Anyways, on a related note, a new study (observational study) came out from the Journal of American Board of Family Medicine showing the dangers of obesity may be against what society believes using data from 2000-2006. It’s not the obesity that is causing mortality but the diseases that are associated with it like diabetes and hypertension.

Regarding severe obesity, as in the relatively fewer prior studies examining this category separately,1519 this study found it to be associated with significantly increased mortality risk without adjusting for diabetes or hypertension. However, severe obesity was no longer significantly associated with mortality after adjusting for these conditions, something not examined in the prior studies. Considered in the context of prior studies, these findings suggest that the mortality risk of above-normal BMI, at least in the short term, may be lower in the current era than in the past.

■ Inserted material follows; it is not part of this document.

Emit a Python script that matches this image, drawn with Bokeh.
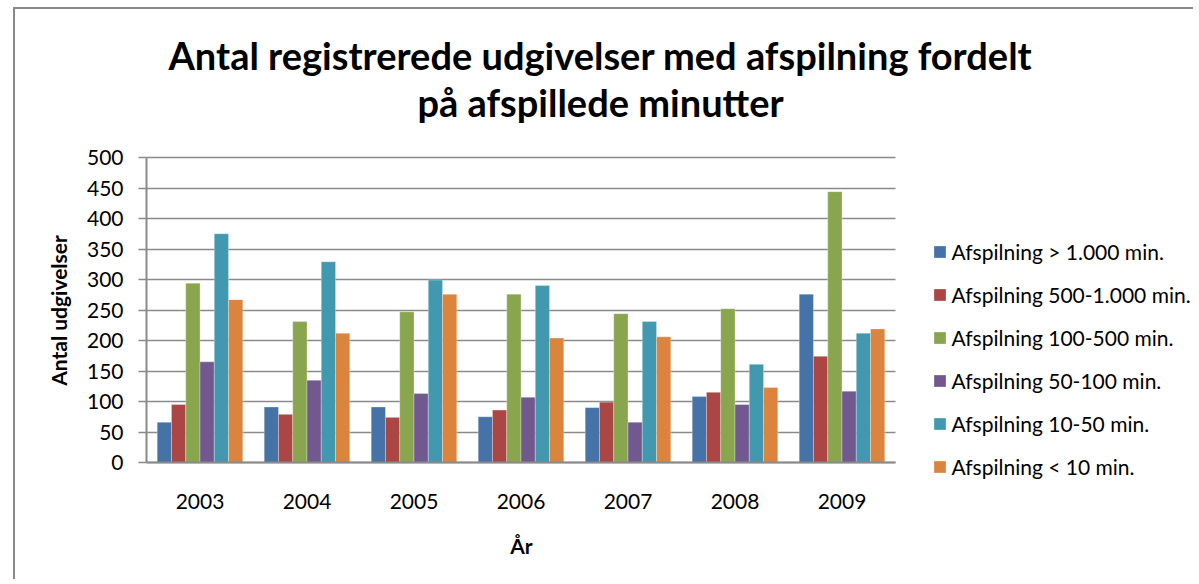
import math
from bokeh.plotting import figure
from bokeh.models import Range1d, Legend, LegendItem, Label, SingleIntervalTicker, FixedTicker
from bokeh.transform import dodge
from bokeh.embed import file_html
from bokeh.resources import INLINE

years = ["2003", "2004", "2005", "2006", "2007", "2008", "2009"]
series_names = [
    "Afspilning > 1.000 min.",
    "Afspilning 500-1.000 min.",
    "Afspilning 100-500 min.",
    "Afspilning 50-100 min.",
    "Afspilning 10-50 min.",
    "Afspilning < 10 min.",
]
over_1000 = [66, 91, 91, 75, 90, 108, 276]
s500_1000 = [95, 79, 74, 86, 99, 115, 174]
s100_500 = [294, 231, 247, 276, 244, 252, 444]
s50_100 = [165, 135, 113, 107, 66, 95, 117]
s10_50 = [375, 329, 299, 290, 231, 161, 212]
under_10 = [267, 212, 276, 204, 206, 123, 219]
colors = ["#4572A7", "#AA4643", "#89A54E", "#71588F", "#4198AF", "#DB843D"]
title_lines = ["Antal registrerede udgivelser med afspilning fordelt", "på afspillede minutter"]
y_title = "Antal udgivelser"
x_title = "År"
Y_MAX = 500

FONT = "Lato"
n = len(years)

# page layout (pixels): figure content origin, plot-area placement
W, H = 1180, 572
ORIG_X, ORIG_Y = 15, 9
AREA_LEFT, AREA_BOTTOM, AREA_TOP = 146, 462, 157
PX_X = 107.0                                  # pixels per category
PX_Y = (AREA_BOTTOM - AREA_TOP) / Y_MAX       # pixels per unit


def px_to_x(px):
    return -0.5 + (px - AREA_LEFT) / PX_X


def px_to_y(py):
    return (AREA_BOTTOM - py) / PX_Y


p = figure(
    x_range=Range1d(px_to_x(ORIG_X), px_to_x(ORIG_X + W)),
    y_range=Range1d(px_to_y(ORIG_Y + H), px_to_y(ORIG_Y)),
    width=W, height=H, output_backend="svg", toolbar_location=None,
    min_border_left=0, min_border_right=0, min_border_top=0, min_border_bottom=0,
)
p.margin = (7, 0, 0, 13)
p.styles = {"border-left": "2px solid #8a8a8a", "border-top": "2px solid #8a8a8a"}
p.outline_line_color = None

data = dict(x=list(range(n)), a=over_1000, b=s500_1000, c=s100_500, d=s50_100, e=s10_50, f=under_10)
keys = ["a", "b", "c", "d", "e", "f"]
w = 0.8 / 6
items = []
for i, k in enumerate(keys):
    r = p.vbar(x=dodge("x", (i - 2.5) * w), top=k, width=w, source=data,
               fill_color=colors[i], line_color="white", line_alpha=0.5, line_width=0.6)
    items.append(LegendItem(label=series_names[i], renderers=[r]))

legend = Legend(items=items, location=(931.5 - ORIG_X, ORIG_Y + H - 479), padding=0, margin=0,
                spacing=18, glyph_width=15, glyph_height=15, label_height=21, label_standoff=5,
                label_text_font=FONT, label_text_font_size="21px", label_text_color="black",
                border_line_color=None, background_fill_alpha=0)
p.add_layout(legend, "center")

# titles
p.add_layout(Label(x=px_to_x(600), y=px_to_y(54), text=title_lines[0], text_align="center",
                   text_baseline="middle", text_font=FONT, text_font_size="38px",
                   text_font_style="bold", text_color="black"))
p.add_layout(Label(x=px_to_x(600), y=px_to_y(101), text=title_lines[1], text_align="center",
                   text_baseline="middle", text_font=FONT, text_font_size="38px",
                   text_font_style="bold", text_color="black"))
p.add_layout(Label(x=px_to_x(58), y=px_to_y(310), text=y_title, angle=math.pi / 2,
                   text_align="center", text_baseline="middle", text_font=FONT,
                   text_font_size="21px", text_font_style="bold", text_color="black"))
p.add_layout(Label(x=px_to_x(521), y=px_to_y(545), text=x_title, text_align="center",
                   text_baseline="middle", text_font=FONT, text_font_size="21px",
                   text_font_style="bold", text_color="black"))

# grid
p.xgrid.grid_line_color = None
p.ygrid.ticker = SingleIntervalTicker(interval=50)
p.ygrid.bounds = (0, Y_MAX)
p.ygrid.cross_bounds = (-0.5, n - 0.5)
p.ygrid.grid_line_color = "#8a8a8a"
p.ygrid.grid_line_width = 1.5

# axes
for ax in (p.xaxis, p.yaxis):
    ax.axis_line_color = "#8a8a8a"
    ax.axis_line_width = 2
    ax.major_label_text_font = FONT
    ax.major_label_text_font_size = "21px"
    ax.major_label_text_color = "black"
    ax.minor_tick_line_color = None
    ax.axis_label = None
p.yaxis.fixed_location = -0.5
p.yaxis.ticker = SingleIntervalTicker(interval=50)
p.yaxis.bounds = (0, Y_MAX)
p.yaxis.major_tick_out = 8
p.yaxis.major_tick_in = 0
p.yaxis.major_tick_line_color = "#8a8a8a"
p.yaxis.major_tick_line_width = 1.5
p.yaxis.major_label_standoff = 15
p.xaxis.fixed_location = 0
p.xaxis.ticker = FixedTicker(ticks=list(range(n)))
p.xaxis.major_label_overrides = {i: y for i, y in enumerate(years)}
p.xaxis.bounds = (-0.5, n - 0.5)
p.xaxis.major_tick_line_color = None
p.xaxis.major_label_standoff = 25

open("out.html", "w").write(file_html(p, INLINE))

…suggest that efforts to reduce mortality among the overweight and obese might be targeted most productively at individuals with coexisting diabetes, hypertension, or both.

Nice that the study reminds readers that generating conclusions from an observational study is not the same as RCTs!

Given the observational nature of the current analyses, these notions represent hypotheses to be tested in randomized controlled trials.